The massive campaign by the Pharmaceutical Research and Manufacturers of America (PhRMA) — expected to start positive by highlighting drugs that save or prolong lives — will dwarf the $20 million that health insurers spent on the iconic "Harry and Louise" campaign credited with sinking Hillary Clinton's health reform plan in the early 1990s.
And that’s just one part of a larger effort by the K Street lobbying powerhouse to seize control of the public narrative over drug prices and to reassert its dominance in Washington after several years in which it has taken a public shellacking over prices, with even reliable political allies in Congress questioning its pricing strategies. Both Clinton and Donald Trump, for instance, are urging changes in the law that would allow the government to negotiate drug prices for Medicare beneficiaries.

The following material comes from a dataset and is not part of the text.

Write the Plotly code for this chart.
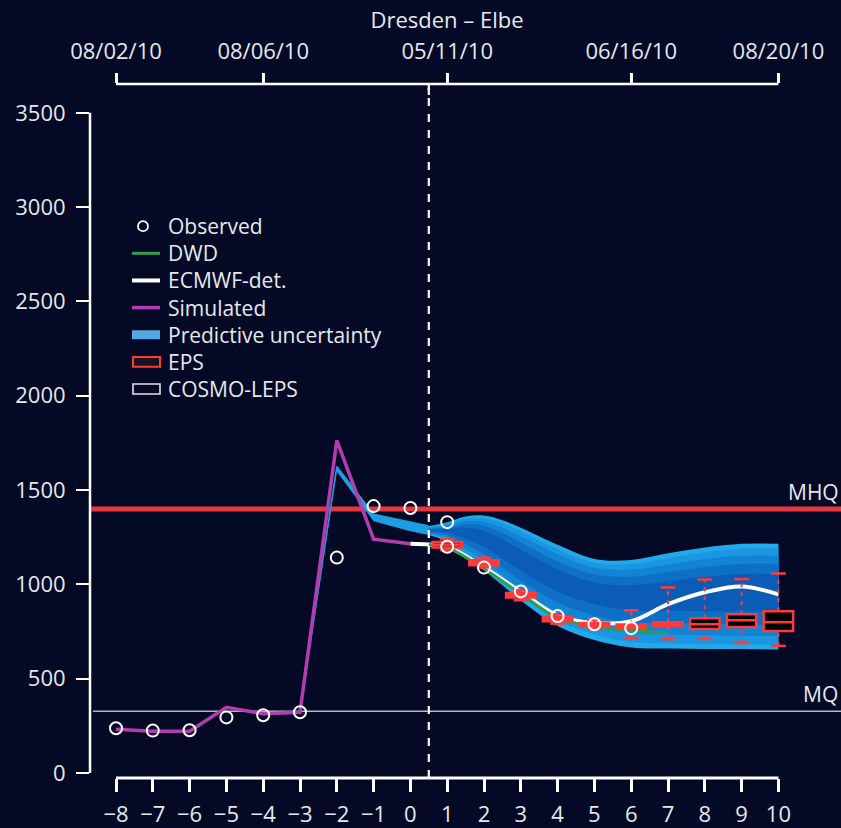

PhRMA wants to drive a broader discussion on health costs, emphasizing that other players must play a role in tamping down costs and offering to work with insurers and others to find solutions, senior company officials and lobbyists said.
"The reality and the message and the playbook used for a number of years is over," said Bill Pierce, senior director of the public affairs firm APCO Worldwide, which represents several drug companies, and a former HHS official under President George W. Bush.

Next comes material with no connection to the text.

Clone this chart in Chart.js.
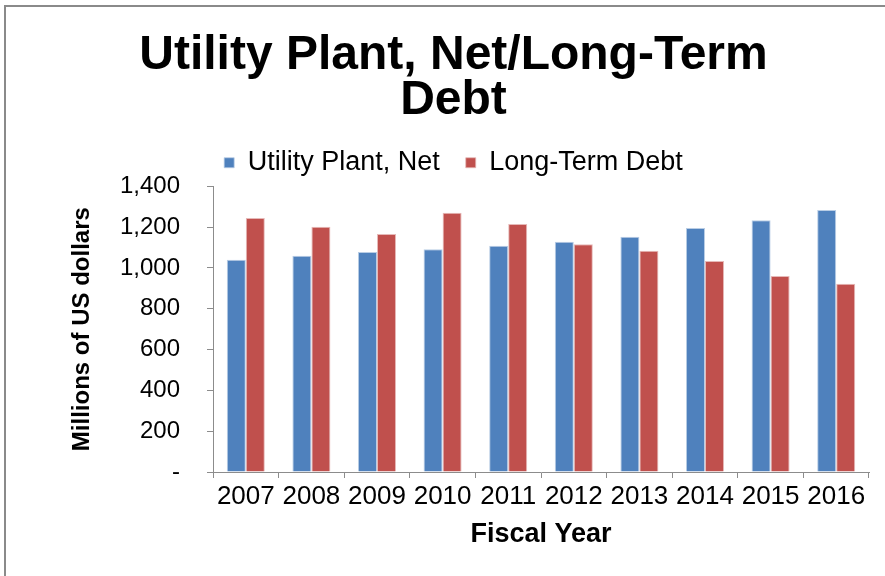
<!DOCTYPE html>
<html>
<head>
<meta charset="utf-8">
<script src="https://cdn.jsdelivr.net/npm/chart.js@4/dist/chart.umd.min.js"></script>
<style>
  html, body { margin: 0; padding: 0; background: #ffffff; }
  #wrap { width: 885px; height: 576px; position: relative; }
</style>
</head>
<body>
<div id="wrap"><canvas id="c" width="885" height="576"></canvas></div>
<script>
const categories = ['2007','2008','2009','2010','2011','2012','2013','2014','2015','2016'];
const utilityPlantNet = [1040, 1060, 1078, 1091, 1109, 1128, 1153, 1195, 1233, 1283];
const longTermDebt = [1245, 1201, 1166, 1270, 1215, 1116, 1084, 1034, 960, 922];
const yTickValues = [0, 200, 400, 600, 800, 1000, 1200, 1400];
const yTickLabels = ['-', '200', '400', '600', '800', '1,000', '1,200', '1,400'];
const seriesNames = ['Utility Plant, Net', 'Long-Term Debt'];
const chartTitle = ['Utility Plant, Net/Long-Term', 'Debt'];
const xTitle = 'Fiscal Year';
const yTitle = 'Millions of US dollars';

const FONT = "'Liberation Sans', Arial, sans-serif";
const AXIS = '#8c8c8c';

const frame = {
  id: 'frame',
  beforeDraw(chart) {
    const ctx = chart.ctx;
    ctx.save();
    ctx.fillStyle = '#ffffff';
    ctx.fillRect(0, 0, chart.width, chart.height);
    ctx.fillStyle = '#8a8a8a';
    ctx.fillRect(4, 5, chart.width - 4, 2);
    ctx.fillRect(4, 5, 2, chart.height - 5);
    ctx.restore();
  }
};

new Chart(document.getElementById('c'), {
  type: 'bar',
  data: {
    labels: categories,
    datasets: [
      { label: seriesNames[0], data: utilityPlantNet, backgroundColor: '#4F81BD', borderColor: '#B9CDE5', borderWidth: {top:1,left:1,right:1,bottom:0} },
      { label: seriesNames[1], data: longTermDebt, backgroundColor: '#C0504D', borderColor: '#E6B9B8', borderWidth: {top:1,left:1,right:1,bottom:0} }
    ]
  },
  options: {
    responsive: false,
    animation: false,
    devicePixelRatio: 1,
    layout: { padding: { left: 38, right: 16, top: 0, bottom: 0 } },
    datasets: { bar: { categoryPercentage: 0.58, barPercentage: 1.0 } },
    plugins: {
      title: {
        display: true,
        text: chartTitle,
        color: '#000000',
        font: { family: FONT, size: 48, weight: 'bold', lineHeight: 0.94 },
        padding: { top: 33, bottom: 0 }
      },
      legend: {
        display: true,
        position: 'top',
        labels: {
          color: '#000000',
          font: { family: FONT, size: 27 },
          boxWidth: 10,
          boxHeight: 10,
          padding: 26
        }
      },
      tooltip: { enabled: false }
    },
    scales: {
      x: {
        grid: { display: true, drawOnChartArea: false, drawTicks: true, tickLength: 6, color: AXIS, offset: true },
        border: { display: true, color: AXIS, width: 1 },
        ticks: { color: '#000000', font: { family: FONT, size: 26 }, padding: 3, maxRotation: 0, autoSkip: false },
        title: { display: true, text: xTitle, color: '#000000', font: { family: FONT, size: 27, weight: 'bold', lineHeight: 1.2 }, padding: { top: 0, bottom: 25 } },
        afterFit(scale) { scale.height = 104; }
      },
      y: {
        min: 0,
        max: 1400,
        afterBuildTicks(scale) { scale.ticks = yTickValues.map(v => ({ value: v })); },
        grid: { display: true, drawOnChartArea: false, drawTicks: true, tickLength: 6, color: AXIS },
        border: { display: true, color: AXIS, width: 1 },
        ticks: {
          color: '#000000',
          font: { family: FONT, size: 24 },
          padding: 27,
          callback(value) { const i = yTickValues.indexOf(value); return i >= 0 ? yTickLabels[i] : ''; }
        },
        title: { display: true, text: yTitle, color: '#000000', font: { family: FONT, size: 24, weight: 'bold', lineHeight: 1.2 }, padding: { top: 30, bottom: 0 } },
        afterFit(scale) { scale.width = 175; }
      }
    }
  },
  plugins: [frame]
});
</script>
</body>
</html>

The industry can no longer defend high drug prices by pointing to the pricey research and development that goes into innovative medicines. "They have to move on," he said.
Drug companies are used to Democrats attacking prices, but Republicans are also starting to chide the industry for large hikes on old drugs and raising concerns about the financial burden that prescription drugs place on entitlement programs.

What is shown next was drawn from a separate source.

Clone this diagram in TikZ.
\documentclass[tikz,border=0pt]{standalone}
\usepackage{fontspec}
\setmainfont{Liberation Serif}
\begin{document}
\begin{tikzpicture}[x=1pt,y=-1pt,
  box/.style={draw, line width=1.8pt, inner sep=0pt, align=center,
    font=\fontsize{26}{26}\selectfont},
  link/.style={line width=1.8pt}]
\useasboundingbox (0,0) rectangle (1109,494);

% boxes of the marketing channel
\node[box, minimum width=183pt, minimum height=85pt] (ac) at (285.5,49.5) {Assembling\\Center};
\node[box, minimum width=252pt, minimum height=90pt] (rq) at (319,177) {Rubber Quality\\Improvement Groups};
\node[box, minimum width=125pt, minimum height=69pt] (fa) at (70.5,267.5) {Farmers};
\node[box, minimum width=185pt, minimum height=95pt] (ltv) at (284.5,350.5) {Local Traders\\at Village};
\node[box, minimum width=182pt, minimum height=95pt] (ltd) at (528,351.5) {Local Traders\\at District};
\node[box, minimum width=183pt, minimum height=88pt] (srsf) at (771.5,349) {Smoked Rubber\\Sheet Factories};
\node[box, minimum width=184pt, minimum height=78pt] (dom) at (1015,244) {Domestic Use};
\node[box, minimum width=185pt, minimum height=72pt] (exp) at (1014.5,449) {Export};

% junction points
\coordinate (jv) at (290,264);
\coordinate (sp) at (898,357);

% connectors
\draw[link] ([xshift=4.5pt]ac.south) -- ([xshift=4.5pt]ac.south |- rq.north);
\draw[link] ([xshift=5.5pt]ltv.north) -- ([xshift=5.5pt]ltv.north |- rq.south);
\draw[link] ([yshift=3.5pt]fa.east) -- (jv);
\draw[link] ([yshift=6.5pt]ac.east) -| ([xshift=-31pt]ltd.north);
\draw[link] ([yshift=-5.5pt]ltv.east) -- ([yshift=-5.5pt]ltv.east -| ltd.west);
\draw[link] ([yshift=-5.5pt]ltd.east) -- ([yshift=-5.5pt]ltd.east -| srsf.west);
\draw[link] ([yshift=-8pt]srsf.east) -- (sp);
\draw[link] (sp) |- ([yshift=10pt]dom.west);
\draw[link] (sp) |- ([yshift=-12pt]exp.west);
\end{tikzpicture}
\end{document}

Just last week, Sen. Chuck Grassley (R-Iowa) expressed concern that drug companies "might be exploiting" Medicare's prescription drug benefit "to maximize their market share." The program's catastrophic coverage requires the government to pick up the tab for most patients' drug costs after $4,850 per year — spending which has increased by 85 percent in three years.
Those and other calls — including the demand by both presidential candidates that Medicare negotiate drug prices — have awakened a sleeping giant, which routinely spends more on lobbying than any other health care group and took in more than $200 million in member dues in 2014, compared to about $80 million for the American Hospital Association and about $41 million for America's Health Insurance Plans.
The group's playbook for 2017 includes adding new members, raising dues and retooling a lobbying machine that insiders say atrophied since PhRMA achieved many of its top goals with Obamacare's passage. Now it's ready to shout its message not just inside the corridors of power but beyond the Beltway.